The big screen adaptation of Neil Simon’s play is not only one of the best romance comedies I’ve ever seen, but is also one of the very few romance comedies to make me laugh hysterically. The pairing of Jane Fonda with Robert Redford is a master stroke, and the pair as lovelorn newlyweds reveal a hidden often underrated comedic timing that makes the movie as much of a slapstick comedy as it is a sweet tale of reality dawning on two just married lovers that find life rearing its head toward them slowly.
Fonda and Redford play Paul and Corie Bratter, two newlyweds that have enjoyed their honeymoon spent in a hotel and now have to figure out how to begin living life with obligations and duties that Corie fears could derail their lives as lovers. Much of their first days as a married couple are met with difficulties, as Corie’s bought the cheapest apartment in New York. This apartment resides on the top floor in an old building with no elevator a steep incline of steps. To make things even worse, the apartment is much too small for anyone to live in. That’s only the tip of the iceberg in the way of difficulties they face, but what becomes ever more apparent are their personalities and the friction it can create.
Redford as Paul is a very rigid and somewhat uptight man on the verge of becoming a successful lawyer, while Fonda is an idealistic old fashioned romantic who does whatever it takes to keep her idea of the perfect marriage to her liking.
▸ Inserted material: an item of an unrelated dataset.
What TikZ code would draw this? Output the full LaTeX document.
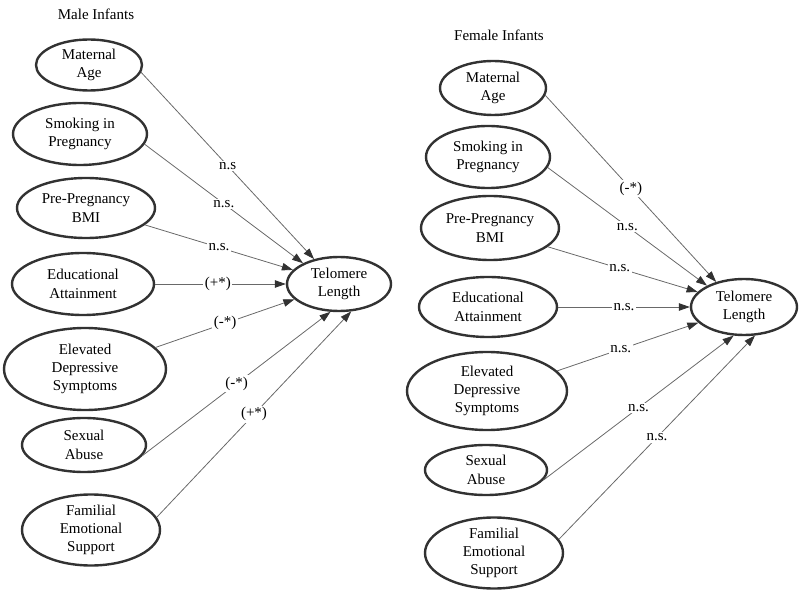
\documentclass[tikz,border=0pt]{standalone}
\usepackage{fontspec}
\setmainfont{Liberation Serif}
\usetikzlibrary{%
	shapes.geometric,%
	arrows.meta
}
\definecolor{linegray}{RGB}{105,105,105}
\definecolor{rimgray}{RGB}{50,50,50}

\begin{document}
\begin{tikzpicture}[x=1pt,y=-1pt,
	font=\rmfamily\fontsize{15}{18.3}\selectfont,
	var/.style={ellipse,draw=rimgray,line width=2.4pt,inner sep=0pt,align=center},
	effect/.style={draw=linegray,line width=0.8pt,-{Triangle[length=11pt,width=7.5pt,color=rimgray]}},
	coef/.style={fill=white,inner sep=1.5pt,pos=0.5}]
			\useasboundingbox (0,0) rectangle (800,593);
			% Male panel
			\node (mTitle) at (96,14) {Male Infants};
			\node[var,minimum width=106pt,minimum height=51pt] (mAge) at (89,65) {Maternal\\Age};
			\node[var,minimum width=134pt,minimum height=62pt] (mSmoke) at (80,134) {Smoking in\\Pregnancy};
			\node[var,minimum width=138pt,minimum height=60pt] (mBMI) at (86,208) {Pre-Pregnancy\\BMI};
			\node[var,minimum width=142pt,minimum height=62pt] (mEdu) at (83,284) {Educational\\Attainment};
			\node[var,minimum width=162pt,minimum height=82pt] (mDep) at (85,369) {Elevated\\Depressive\\Symptoms};
			\node[var,minimum width=124pt,minimum height=54pt] (mAbuse) at (84,445) {Sexual\\Abuse};
			\node[var,minimum width=138pt,minimum height=70pt] (mSupport) at (91,530) {Familial\\Emotional\\Support};
			\node[var,minimum width=104pt,minimum height=54pt] (mTel) at (339,284) {Telomere\\Length};
			
			\draw[effect] (mAge.-8) -- node[coef]{n.s} (mTel.135);
			\draw[effect] (mSmoke.-9) -- node[coef]{n.s.} (mTel.150);
			\draw[effect] (mBMI.-16) -- node[coef]{n.s.} (mTel.163);
			\draw[effect] (mEdu.east) -- node[coef,pos=0.48]{(+*)} (mTel.west);
			\draw[effect] (mDep.17) -- node[coef]{(-*)} (mTel.199);
			\draw[effect] (mAbuse.-10) -- node[coef]{(-*)} (mTel.253);
			\draw[effect] (mSupport.11) -- node[coef]{(+*)} (mTel.294);
			
			% Female panel
			\node (fTitle) at (499,35) {Female Infants};
			\node[var,minimum width=106pt,minimum height=54pt] (fAge) at (493,88) {Maternal\\Age};
			\node[var,minimum width=124pt,minimum height=62pt] (fSmoke) at (488,157) {Smoking in\\Pregnancy};
			\node[var,minimum width=138pt,minimum height=64pt] (fBMI) at (490,228) {Pre-Pregnancy\\BMI};
			\node[var,minimum width=138pt,minimum height=60pt] (fEdu) at (488,307) {Educational\\Attainment};
			\node[var,minimum width=160pt,minimum height=78pt] (fDep) at (487,391) {Elevated\\Depressive\\Symptoms};
			\node[var,minimum width=122pt,minimum height=50pt] (fAbuse) at (486,470) {Sexual\\Abuse};
			\node[var,minimum width=138pt,minimum height=68pt] (fSupport) at (494,553) {Familial\\Emotional\\Support};
			\node[var,minimum width=106pt,minimum height=56pt] (fTel) at (744,307) {Telomere\\Length};
			
			\draw[effect] (fAge.-8) -- node[coef]{(-*)} (fTel.138);
			\draw[effect] (fSmoke.-10) -- node[coef]{n.s.} (fTel.150);
			\draw[effect] (fBMI.-18) -- node[coef,pos=0.48]{n.s.} (fTel.162);
			\draw[effect] (fEdu.east) -- node[coef]{n.s.} (fTel.west);
			\draw[effect] (fDep.16) -- node[coef,pos=0.45]{n.s.} (fTel.199);
			\draw[effect] (fAbuse.-10) -- node[coef]{n.s.} (fTel.250);
			\draw[effect] (fSupport.12) -- node[coef]{n.s.} (fTel.291);
		\end{tikzpicture}
\end{document}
Fonda and Redford have wonderful chemistry and are perfectly believable as a married couple, especially in how they play to one anothers strengths and weaknesses. Paul tends to keep Corie from being much too impulsive, while Corie encourages Paul to seize the moment, and enjoy the smaller things. There’s an especially hilarious moment where Corie sees Paul off at a hotel elevator in a skimpy shirt, pretending to be his mistress.
“Barefoot in the Park” works not just because of its two stars, but because of the sharp script as Redford delivers hilarious one liners like without missing a beat in the story, and plays well as a man very set in his ways. “Barefoot” excels in offering a slew of memorable moments, including Paul and Corie eating an odd dish with their neighbor Victor, their climactic fight, and the endlessly exhausted delivery men unfortunate enough to venture to the top floor. There’s also the great supporting cast which include Charles Boyer as the Bratters’ eccentric upstairs neighbor and Mildred Natwtick as Corie’s mother. The cast really tie together with Simon’s top notch script, delivering a laugh out loud and sweet comedy about marriage and how daunting the future can be.